Duane Burleson / AP
Sunday, Nov. 21, 2010 | 12:42 a.m.
DETROIT — It took B.J. Penn 21 seconds to knock out Matt Hughes Saturday in the co-main event at UFC 123.
It appears it took Dana White about the same amount of time to find Penn’s next fight.
The UFC president informed media members that Penn’s next challenge would be welterweight contender Jon Fitch at an event expected to take place Feb. 27 in Sydney, Australia.
Apparently, not only is the matchup what White wants, it’s practically official.
“I already made the fight,” White said reluctantly. “Him and Fitch in Sydney.”
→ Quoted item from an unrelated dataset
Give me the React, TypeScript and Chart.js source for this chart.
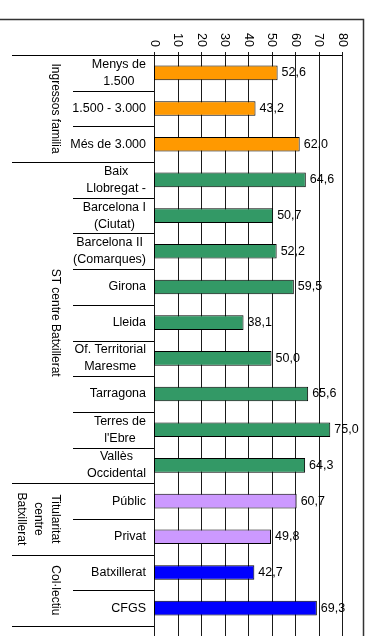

A fight against Fitch would be a big opportunity for Penn, who is still looking to prove he can be considered elite at 170 pounds. His record at that weight stands at 2-3, with both wins coming over Hughes.
It’s also a much different scenario than the one Penn would have faced had he lost the co-main event bout.
Although no one can really be sure how Penn would have handled his third loss in a row, White provided his theory on the matter.
“I think he would have retired,” White said. “Obviously, I can’t speak for him. But you’re B.J. Penn and you lose your third in a row? I think he would have retired.”
Fortunately for Penn and his fans, the result of Saturday’s fight potentially marks the beginning of a title run and not the end of a career.
While Penn has had troubles in the past as a welterweight, his performance against Hughes was certainly better than what he showed in back-to-back decision losses to lightweight Frankie Edgar — and White is interested in seeing where it leads.
“I think he looks good at 170,” White said. “When he walked into the octagon tonight he had that crazy look, he was talking to himself and he was hyped up. He looked like the old B.J. He didn’t look like that at 155.”
According to Penn, the change in his demeanor was more about the fact he was fighting Hughes a third time and less about his return to welterweight — where he hadn’t fought since January 2009.
As far as how he looked at the weight, even Penn admitted it’s hard to gauge progress on a 21-second knockout.
But, he added, he has always felt he possessed the tools to be effective at the higher weight.
“Welterweights are a little slower but they’re stronger, lightweights aren’t as strong but they’re faster,” Penn said. “They both bring different challenges. I don’t know where I fit in. I feel like I can fight both.”
Regardless of who he faces and what weight he competes at, Penn reiterated the fact that, at 31, he’s interested in simply fighting as much as he can.
That could have had much to do with the how quickly a fight with Fitch was made — although Penn says he’s done trying to run his own career.
Notorious for butting heads with White on what his next move would be, Penn surrendered that battle Saturday, telling the boss to plan the rest of the trip for him.
“You know what?” said Penn, when asked what weight he hoped his next fight would be at. “For the first time in my career, I’m going to let Dana make that call. Whatever Dana says, we’ll go with that.”